Selon Scalabroni, l’équipe fait rouler sa voiture avec des ressorts arrière beaucoup plus souples que ceux que l'on retrouve sur les autres monoplaces. Il ajoute qu’afin de conserver une stabilité aérodynamique, une voiture est habituellement munie de ressorts arrière de 1500 livres, tandis que la Red Bull se contenterait de ressorts de seulement 600 livres.

Cela signifie que la voiture possède un angle d’attaque optimal dans les virages, créant beaucoup d’appui, mais lorsqu’elle roule à haute vitesse, l’appui fait descendre l’arrière de la voiture, y compris l’aileron arrière. Ceci réduit l’appui et la traînée, ce qui augmente de vitesse maximale.

Un coup d’œil à la suspension

Il est impossible de parler de cette trouvaille sans jeter un coup d’œil au FRIC, le dispositif qui connectait entre elles les suspensions avant et arrière. En 2014, la FIA a interdit tout dispositif hydraulique permettant de relier les suspensions afin de stabiliser la plateforme aérodynamique des voitures. On sait que ce dispositif améliorait à la fois la stabilité mécanique et aérodynamique des voitures. 

Détails de la suspension de la Mercedes AMG F1 Team W07
Détails de la suspension de la Mercedes AMG F1 Team W07

Giorgio Piola

Le système FRIC a peut-être été banni, mais les connaissances des ingénieurs n’ont pas pu être effacées. En fait, les écuries ont poursuivi leur travail sur de nouvelles solutions qui permettent d’augmenter le grip mécanique sans trop nuire aux performances aérodynamiques.

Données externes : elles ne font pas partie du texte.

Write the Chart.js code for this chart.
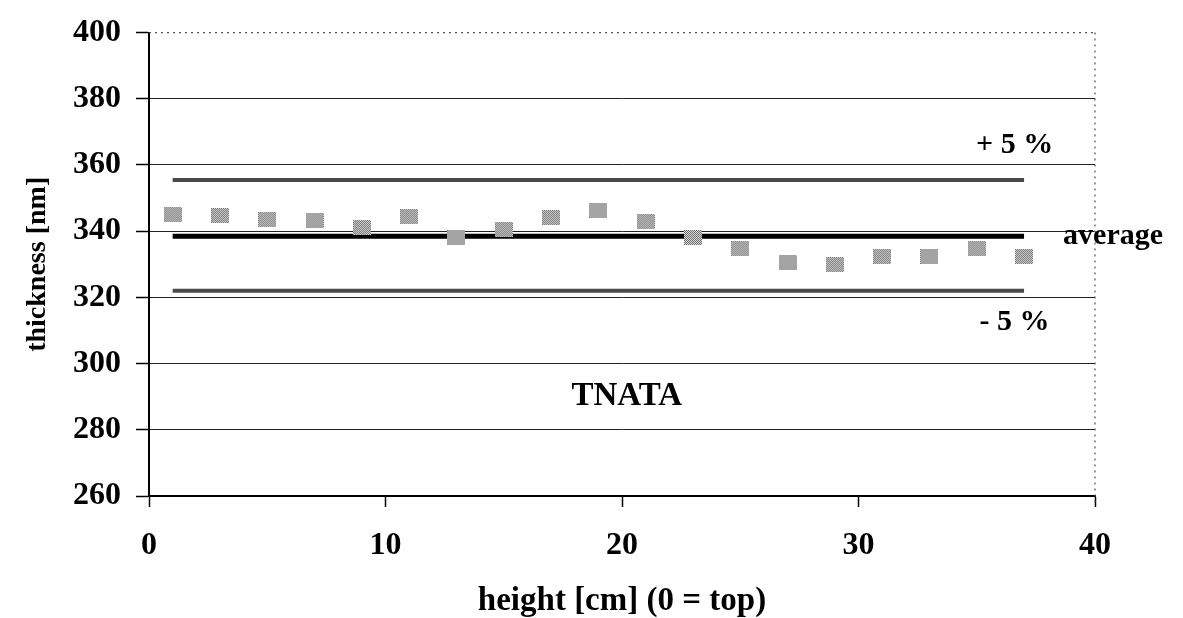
<!DOCTYPE html>
<html>
<head>
<meta charset="utf-8">
<script src="https://cdn.jsdelivr.net/npm/chart.js@4"></script>
<style>
  body { margin: 0; background: #fff; }
</style>
</head>
<body>
<canvas id="chart" width="1183" height="618"></canvas>
<script>
// measured heights (cm) and film thickness (nm)
const heights = [1, 3, 5, 7, 9, 11, 13, 15, 17, 19, 21, 23, 25, 27, 29, 31, 33, 35, 37];
const thickness = [345.0, 344.7, 343.5, 343.2, 341.1, 344.4, 338.0, 340.5, 344.1, 346.4,
                   342.9, 338.1, 334.7, 330.4, 329.9, 332.4, 332.4, 334.7, 332.4];

// reference lines (start / end height)
const limitX = [1, 37];
const upperLimit = [355.5, 355.5];
const averageLine = [338.5, 338.5];
const lowerLimit = [322.0, 322.0];

const yTicks = [260, 280, 300, 320, 340, 360, 380, 400];
const xTicks = [0, 10, 20, 30, 40];

// text notes placed in data units
const noteText = ['+ 5 %', 'average', '- 5 %', 'TNATA'];
const noteX = [36.6, 38.65, 36.6, 20.2];
const noteY = [366.0, 338.4, 312.6, 290];
const noteAlign = ['center', 'left', 'center', 'center'];
const noteSize = [30, 30, 30, 33];

const FONT = '"Liberation Serif", "Times New Roman", serif';

// dithered grey marker like the scanned print
function makeMarker() {
    const c = document.createElement('canvas');
    c.width = 18; c.height = 15;
    const g = c.getContext('2d');
    for (let i = 0; i < c.width; i++) {
        for (let j = 0; j < c.height; j++) {
            g.fillStyle = (i + j) % 2 === 0 ? '#707070' : '#d8d8d8';
            g.fillRect(i, j, 1, 1);
        }
    }
    return c;
}
const marker = makeMarker();

function pairs(xs, ys) {
    return xs.map((x, i) => ({ x: x, y: ys[i] }));
}

const notesPlugin = {
    id: 'notes',
    beforeDatasetsDraw(chart) {
        const ctx = chart.ctx;
        const xs = chart.scales.x, ys = chart.scales.y;
        ctx.save();
        // dotted frame top and right
        ctx.strokeStyle = '#555';
        ctx.lineWidth = 1.2;
        ctx.setLineDash([2, 4]);
        ctx.beginPath();
        ctx.moveTo(xs.left, ys.getPixelForValue(400));
        ctx.lineTo(xs.right, ys.getPixelForValue(400));
        ctx.moveTo(xs.getPixelForValue(40), ys.top);
        ctx.lineTo(xs.getPixelForValue(40), ys.bottom + 11);
        ctx.stroke();
        ctx.restore();
    },
    afterDatasetsDraw(chart) {
        const ctx = chart.ctx;
        const xs = chart.scales.x, ys = chart.scales.y;
        ctx.save();
        ctx.fillStyle = '#000';
        ctx.textBaseline = 'middle';
        noteText.forEach((t, i) => {
            ctx.font = 'bold ' + noteSize[i] + 'px ' + FONT;
            ctx.textAlign = noteAlign[i];
            ctx.fillText(t, xs.getPixelForValue(noteX[i]), ys.getPixelForValue(noteY[i]));
        });
        ctx.restore();
    }
};

const ctx = document.getElementById('chart').getContext('2d');
new Chart(ctx, {
    type: 'scatter',
    data: {
        datasets: [
            {
                label: 'thickness',
                data: pairs(heights, thickness),
                pointStyle: marker,
                pointRadius: 9,
                showLine: false,
                order: 0
            },
            {
                label: '+5%',
                data: pairs(limitX, upperLimit),
                showLine: true,
                borderColor: '#4a4a4a',
                borderWidth: 4,
                pointRadius: 0,
                order: 1
            },
            {
                label: 'average',
                data: pairs(limitX, averageLine),
                showLine: true,
                borderColor: '#000',
                borderWidth: 5,
                pointRadius: 0,
                order: 1
            },
            {
                label: '-5%',
                data: pairs(limitX, lowerLimit),
                showLine: true,
                borderColor: '#4a4a4a',
                borderWidth: 4,
                pointRadius: 0,
                order: 1
            }
        ]
    },
    options: {
        responsive: false,
        animation: false,
        layout: { padding: { left: 0, right: 88, top: 25, bottom: 0 } },
        plugins: {
            legend: { display: false },
            tooltip: { enabled: false }
        },
        scales: {
            x: {
                type: 'linear',
                min: xTicks[0],
                max: xTicks[xTicks.length - 1],
                afterBuildTicks: (s) => { s.ticks = xTicks.map(v => ({ value: v })); },
                afterFit: (s) => { s.height = 122; },
                grid: { drawOnChartArea: false, drawTicks: true, tickLength: 11, tickColor: '#000', tickWidth: 1.5 },
                border: { color: '#000', width: 2 },
                ticks: { color: '#000', padding: 21, font: { family: FONT, size: 32, weight: 'bold', lineHeight: 1.1 } },
                title: {
                    display: true,
                    text: 'height [cm] (0 = top)',
                    color: '#000',
                    font: { family: FONT, size: 33, weight: 'bold', lineHeight: 1 },
                    padding: { top: 0, bottom: 0 }
                }
            },
            y: {
                type: 'linear',
                min: yTicks[0],
                max: yTicks[yTicks.length - 1],
                afterBuildTicks: (s) => { s.ticks = yTicks.map(v => ({ value: v })); },
                afterFit: (s) => { s.width = 149; },
                grid: {
                    color: (c) => c.tick && c.tick.value === 400 ? 'rgba(0,0,0,0)' : '#222',
                    lineWidth: 1,
                    tickLength: 13,
                    tickColor: '#000',
                    tickWidth: 1.5
                },
                border: { color: '#000', width: 2 },
                ticks: { color: '#000', padding: 15, font: { family: FONT, size: 32, weight: 'bold', lineHeight: 1.1 } },
                title: {
                    display: true,
                    text: 'thickness [nm]',
                    color: '#000',
                    font: { family: FONT, size: 28, weight: 'bold' },
                    padding: { top: 21, bottom: 0 }
                }
            }
        }
    },
    plugins: [notesPlugin]
});
</script>
</body>
</html>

Mercedes est en avance dans ce domaine avec un arrangement hydraulique complexe à l’avant de ses W07 qui permet aux pilotes d’escalader les vibreurs et de prendre des trajectoires agressives, tout en améliorant la performance des pneus et en réduisant leur usure.

Red Bull a très certainement travaillé sur les suspensions de sa RB12, mais il faut aussi avouer que le règlement qui fixe la pression d’air dans les pneus a joué en sa faveur. Les pressions élevées exigées par Pirelli signifient que les flancs des pneus se déforment moins, ce qui améliore la constance aérodynamique. Ceci s’explique par le fait qu’un pneu est un objet organique dont les propriétés changent et évoluent durant un tour de piste selon les contraintes exercées.

Maîtriser la déformation des pneus sous les contraintes peut engendrer des gains majeurs, surtout lors des passages en virage quand la déformation du pneu pousse le flux d’air latéralement à travers les structures aérodynamiques majeures, ce qui perturbe l’appui. Et à vitesse maximale, le pneu se déforme sous l’effet de sa rotation, ce qui augmente la traînée.

L’excellent contrôle de la pression et de la température des pneus était une des forces de l’écurie Mercedes. Les récents changements apportés aux pressions d’air ont certainement engendré des effets négatifs.

Autre point qui motive Red Bull à Singapour : les ennuis de pneus rencontrés par Mercedes sur ce tracé l’an dernier. L’écurie allemande a immédiatement créé un groupe d’étude spécifique afin de trouver des solutions.

Les membres de l’écurie Red Bull et ses deux pilotes sont donc fortement motivés pour disputer cette course en nocturne, une des rares de la saison qu’ils peuvent espérer gagner.